The first occasion was not dissimilar. This time I was back in the bedroom at the house that I had grown up in. Like the first time, nothing jumped on my chest, but when I woke up, I felt a heavy weight above me as if it were hovering just over my whole body. Again, my arms and legs were paralyzed. What made this time worse was that I felt a heavy hand where my hip and pelvis meet. My eyes detected nothing in the room, and it was silent. The morning after, I looked up historical accounts of the weighted feeling and paralysis. Images of short, clothed, and wicked demons standing on top of supine people came up from the search. Sleep paralysis. Given my history with these kinds of things, I was sure that it would be back to catch me or perhaps take from me. I didn’t know yet.

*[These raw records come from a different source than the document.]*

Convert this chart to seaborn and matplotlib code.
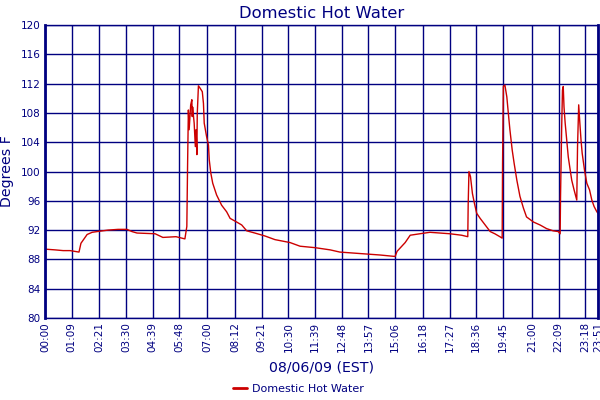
import seaborn as sns
import matplotlib.pyplot as plt
import pandas as pd

# minutes after midnight
minutes = [0, 26, 47, 65, 88, 93, 101, 109, 122, 135, 163, 189, 212, 225, 238, 285, 305, 339, 362,
           367, 369, 371, 373, 377, 380, 381, 382, 386, 389, 391, 393, 394, 397, 401, 407, 410, 412,
           418, 423, 425, 429, 434, 444, 457, 470, 479, 496, 509, 522, 543, 569, 595, 634, 660, 699,
           738, 763, 815, 867, 906, 911, 932, 945, 970, 996, 1048, 1078, 1094, 1095, 1097, 1101, 1106,
           1111, 1117, 1126, 1139, 1152, 1164, 1177, 1183, 1184, 1186, 1190, 1195, 1199, 1203, 1209,
           1214, 1221, 1229, 1238, 1246, 1264, 1281, 1298, 1315, 1328, 1333, 1334, 1337, 1339, 1341,
           1343, 1346, 1350, 1354, 1359, 1363, 1369, 1376, 1378, 1381, 1384, 1387, 1390, 1396, 1402,
           1409, 1415, 1421, 1428, 1431]
temps = [89.4, 89.3, 89.2, 89.2, 89.0, 90.2, 90.8, 91.4, 91.7, 91.8, 92.0, 92.1, 92.1, 91.8, 91.6,
         91.5, 91.0, 91.1, 90.8, 92.5, 101.1, 108.4, 105.7, 109.1, 109.8, 107.5, 108.8, 106.6, 103.4,
         105.7, 102.3, 107.9, 111.7, 111.4, 110.9, 109.3, 106.6, 104.8, 103.6, 101.6, 99.8, 98.4, 96.8,
         95.4, 94.5, 93.6, 93.1, 92.7, 91.9, 91.6, 91.2, 90.7, 90.3, 89.8, 89.6, 89.3, 89.0, 88.8, 88.6,
         88.4, 89.1, 90.3, 91.3, 91.5, 91.7, 91.5, 91.3, 91.1, 95.4, 100.0, 99.3, 97.0, 95.7, 94.3,
         93.6, 92.7, 91.8, 91.5, 91.1, 90.9, 101.1, 111.6, 111.8, 110.2, 107.9, 105.7, 102.9, 101.1,
         98.8, 96.6, 95.0, 93.8, 93.1, 92.7, 92.2, 91.9, 91.8, 91.5, 96.6, 106.1, 111.1, 111.6, 108.8,
         106.6, 104.3, 102.0, 100.2, 98.8, 97.5, 96.1, 103.4, 109.1, 106.6, 104.3, 102.5, 100.2, 98.4,
         97.5, 96.1, 95.2, 94.5, 94.3]

tick_labels = ["00:00", "01:09", "02:21", "03:30", "04:39", "05:48", "07:00", "08:12", "09:21",
               "10:30", "11:39", "12:48", "13:57", "15:06", "16:18", "17:27", "18:36", "19:45",
               "21:00", "22:09", "23:18", "23:51"]
y_ticks = [80, 84, 88, 92, 96, 100, 104, 108, 112, 116, 120]

NAVY = "#000080"
RED = "#CC0000"

def to_minutes(label):
    h, m = label.split(":")
    return int(h) * 60 + int(m)

df = pd.DataFrame({"minute": minutes, "Domestic Hot Water": temps})

sns.set_style("white")
plt.rcParams['font.family'] = ['DejaVu Sans']

fig = plt.figure(figsize=(6, 4), dpi=100)
ax = fig.add_axes([0.075, 0.205, 0.9217, 0.7325])

sns.lineplot(data=df, x="minute", y="Domestic Hot Water", color=RED, linewidth=1.0,
             label="Domestic Hot Water", ax=ax)

ax.set_xlim(0, to_minutes(tick_labels[-1]))
ax.set_ylim(80, 120)
ax.set_xticks([to_minutes(t) for t in tick_labels])
ax.set_xticklabels(tick_labels, rotation=90, fontsize=7.5, color=NAVY)
ax.set_yticks(y_ticks)
ax.set_yticklabels([str(v) for v in y_ticks], fontsize=7.5, color=NAVY)
ax.tick_params(length=0, pad=3)
ax.grid(True, color=NAVY, linewidth=1.0)
ax.set_axisbelow(True)
for side, lw in [("left", 2.0), ("right", 2.0), ("top", 1.0), ("bottom", 1.0)]:
    ax.spines[side].set_visible(True)
    ax.spines[side].set_color(NAVY)
    ax.spines[side].set_linewidth(lw)

ax.set_xlabel("08/06/09 (EST)", fontsize=10.2, color=NAVY, labelpad=6)
ax.set_ylabel("Degrees F", fontsize=10.2, color=NAVY, labelpad=5)
ax.set_title("Domestic Hot Water", fontsize=11.8, color=NAVY, pad=5)

# legend sits under the x label, roughly centred on the figure
handles, labels = ax.get_legend_handles_labels()
ax.get_legend().remove()
leg = fig.legend(handles, labels, loc="center", bbox_to_anchor=(0.497, 0.027),
                 frameon=False, fontsize=8, handlelength=1.3, handletextpad=0.4,
                 labelcolor=NAVY, borderpad=0)
for line in leg.get_lines():
    line.set_linewidth(2.0)

fig.savefig("out.png", dpi=100, facecolor="white")
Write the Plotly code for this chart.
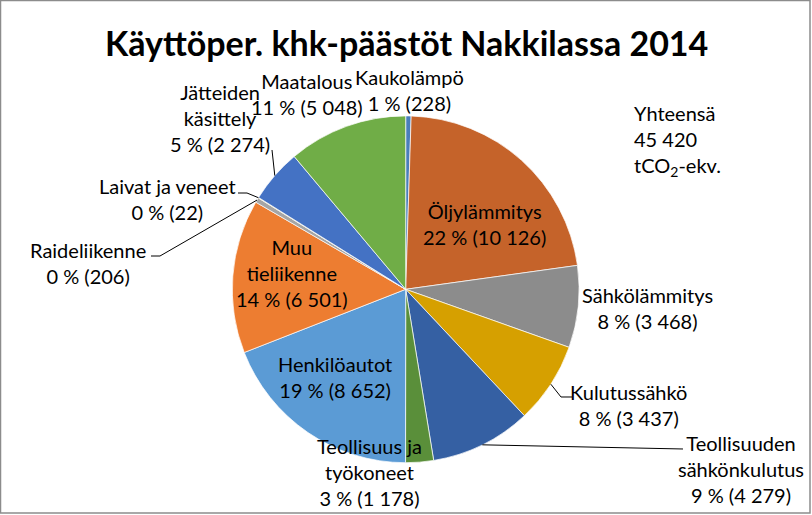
import math
import plotly.graph_objects as go

categories = ["Kaukolämpö", "Öljylämmitys", "Sähkölämmitys", "Kulutussähkö",
              "Teollisuuden sähkönkulutus", "Teollisuus ja työkoneet", "Henkilöautot",
              "Muu tieliikenne", "Raideliikenne", "Laivat ja veneet",
              "Jätteiden käsittely", "Maatalous"]
values = [228, 10126, 3468, 3437, 4279, 1178, 8652, 6501, 206, 22, 2274, 5048]
colors = ["#4A7EBB", "#C5632A", "#8C8C8C", "#D6A000", "#3560A3", "#5A8F3A",
          "#5B9BD5", "#ED7D31", "#A5A5A5", "#E8C020", "#4472C4", "#70AD47"]
label_lines = [["Kaukolämpö"], ["Öljylämmitys"], ["Sähkölämmitys"], ["Kulutussähkö"],
               ["Teollisuuden", "sähkönkulutus"], ["Teollisuus ja", "työkoneet"],
               ["Henkilöautot"], ["Muu", "tieliikenne"], ["Raideliikenne"],
               ["Laivat ja veneet"], ["Jätteiden", "käsittely"], ["Maatalous"]]
title_text = "Käyttöper. khk-päästöt Nakkilassa 2014"
total_lines = ["Yhteensä", "45 420", "tCO<sub>2</sub>-ekv."]

W, H = 812, 515
CX, CY, R = 405.7, 289.3, 173.4

# label block centres (px) and leader-line elbows (px) -- layout only
label_pos = [(409, 90), (485, 224), (647, 308), (628, 405), (741, 469), (369, 472),
             (335, 377), (292, 273), (88, 263), (167, 199), (220, 118), (307, 94)]
leaders = {3: [(561, 397), (572, 397)],
           4: [(683, 449)],
           8: [(160, 256), (151, 256)],
           9: [(247, 193), (238, 193)],
           10: [(272, 150)]}

def fmt(v):
    return f"{v:,}".replace(",", " ")

total = sum(values)

fig = go.Figure()
fig.add_trace(go.Pie(
    labels=categories, values=values, sort=False, direction="clockwise", rotation=0,
    marker=dict(colors=colors, line=dict(color="white", width=0.7)),
    textinfo="none", hoverinfo="label+value+percent", showlegend=False,
    domain=dict(x=[(CX - R) / W, (CX + R) / W], y=[1 - (CY + R) / H, 1 - (CY - R) / H]),
))

font = dict(family="Lato, Calibri, sans-serif", size=20, color="#000000")
annotations = []
for i, (lines, v) in enumerate(zip(label_lines, values)):
    pct = round(100 * v / total)
    txt = "<br>".join(lines + [f"{pct} % ({fmt(v)})"])
    x, y = label_pos[i]
    annotations.append(dict(x=x / W, y=1 - y / H, xref="paper", yref="paper",
                            text=txt, showarrow=False, font=font,
                            xanchor="center", yanchor="middle", align="center"))

annotations.append(dict(x=632 / W, y=1 - 140 / H, xref="paper", yref="paper",
                        text="<br>".join(total_lines), showarrow=False, font=font,
                        xanchor="left", yanchor="middle", align="left"))
annotations.append(dict(x=406 / W, y=1 - 42 / H, xref="paper", yref="paper",
                        text=f"<b>{title_text}</b>", showarrow=False,
                        font=dict(family="Lato, Calibri, sans-serif", size=34, color="#000000"),
                        xanchor="center", yanchor="middle"))

shapes = [dict(type="rect", xref="paper", yref="paper", x0=0.5 / W, x1=1 - 2 / W,
               y0=2 / H, y1=1 - 0.5 / H, line=dict(color="#8C8C8C", width=1.5))]

cum = 0
for i, v in enumerate(values):
    mid = (cum + v / 2) / total
    cum += v
    if i in leaders:
        th = 2 * math.pi * mid
        pts = [(CX + R * math.sin(th), CY - R * math.cos(th))] + leaders[i]
        path = "M " + " L ".join(f"{px / W:.5f},{1 - py / H:.5f}" for px, py in pts)
        shapes.append(dict(type="path", xref="paper", yref="paper", path=path,
                           line=dict(color="#000000", width=1)))

fig.update_layout(width=W, height=H, margin=dict(l=0, r=0, t=0, b=0),
                  paper_bgcolor="white", plot_bgcolor="white",
                  annotations=annotations, shapes=shapes)
fig.write_html("out.html")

Looking back at my life, I recall many broken catholic rosaries lying around my room. An omen that their protection was past due. Earlier in life, I had had a few other encounters that stuck with me. Then, there was the time when I was about 8 years old, and a close family member was staying with us. We were sitting at midday in the living room and saw reflections up against the wall. She was convinced that the blotches of light were faces communicating to us. Another time, I was playing by myself near the staircase in the same house. No one else was home. I looked up at the staircase and there was a suited man with a regal shape standing on the fourth and fifth steps with his leg up on the fifth. He was in a black suit and wore an open smile with jagged teeth. This man had large circular eyes that were filled with black-and-white spirals like those that are used in hypnosis. I ran away. Then, there was the man that visited me and showed me how to draw a landscape with mountains, rivers, and trees from an aerial view. He had me practice three times, then I never saw him again. I could have sworn that the others were talking to him.

I became numb to the horror movies that aired on television. The gore was a cinematic effect to demonstrate directorial mastery. The flashes from The Blair Witch Project and others were not as bad as when I had first watched them. Projections of a little, blue-skinned boy who had drowned appearing in my house or the interdimensional spirit waiting in the corner of a room floated around my mind as other thoughts do. I can’t help but think back to the day that my grandfather passed away in the hospital. I had never been caught more off guard than when I walked into that room as a six-year-old. After that, everything started to smell bad, and many things that should have been exciting came to be increasingly mundane.

The third occasion was well after the night in Sacramento. I knew how to handle the paralysis by that point. Opening and clenching the hands, as well as, touching the chin to the chest were enough to wake up the rest of the body. It turns out that this works well. Now, if I could just remove these memories from the backs of my eyelids.